>> START Supplied data

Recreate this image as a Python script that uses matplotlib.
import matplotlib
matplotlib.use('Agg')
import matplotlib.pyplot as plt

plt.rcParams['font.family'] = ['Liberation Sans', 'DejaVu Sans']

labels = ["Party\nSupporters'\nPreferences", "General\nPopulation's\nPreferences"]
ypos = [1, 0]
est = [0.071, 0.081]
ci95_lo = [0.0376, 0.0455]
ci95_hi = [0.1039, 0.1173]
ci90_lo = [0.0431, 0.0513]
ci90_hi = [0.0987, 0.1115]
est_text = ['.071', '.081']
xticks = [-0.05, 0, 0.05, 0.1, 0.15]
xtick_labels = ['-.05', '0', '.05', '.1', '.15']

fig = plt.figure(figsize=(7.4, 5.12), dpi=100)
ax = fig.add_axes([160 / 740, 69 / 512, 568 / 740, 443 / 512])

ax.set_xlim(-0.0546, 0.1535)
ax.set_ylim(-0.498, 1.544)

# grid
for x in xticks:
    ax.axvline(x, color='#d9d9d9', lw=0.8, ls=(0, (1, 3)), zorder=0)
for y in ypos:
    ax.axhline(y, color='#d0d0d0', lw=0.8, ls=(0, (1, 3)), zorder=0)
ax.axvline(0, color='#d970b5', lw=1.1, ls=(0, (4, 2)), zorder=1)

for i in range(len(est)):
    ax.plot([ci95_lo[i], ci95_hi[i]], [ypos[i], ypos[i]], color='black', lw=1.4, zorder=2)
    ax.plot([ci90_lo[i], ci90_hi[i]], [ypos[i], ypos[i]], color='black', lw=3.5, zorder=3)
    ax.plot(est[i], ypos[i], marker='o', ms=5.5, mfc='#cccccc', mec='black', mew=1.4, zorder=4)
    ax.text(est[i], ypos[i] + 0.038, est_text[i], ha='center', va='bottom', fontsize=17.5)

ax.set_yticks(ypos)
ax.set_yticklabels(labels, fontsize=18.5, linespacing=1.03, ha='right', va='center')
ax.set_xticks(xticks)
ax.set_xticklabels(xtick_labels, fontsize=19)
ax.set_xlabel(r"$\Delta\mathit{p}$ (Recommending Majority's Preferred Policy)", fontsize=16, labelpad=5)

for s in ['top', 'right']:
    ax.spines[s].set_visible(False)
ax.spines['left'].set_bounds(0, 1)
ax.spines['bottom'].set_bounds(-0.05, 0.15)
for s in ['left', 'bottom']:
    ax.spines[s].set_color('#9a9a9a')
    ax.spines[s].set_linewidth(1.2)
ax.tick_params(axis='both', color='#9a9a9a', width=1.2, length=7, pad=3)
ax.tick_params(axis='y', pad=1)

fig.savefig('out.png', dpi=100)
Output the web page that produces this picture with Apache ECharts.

>> END Supplied data

:: Request ::
Look through the listing above and count the lines where the string "this" appears. Report the number only.

:: Reply ::
2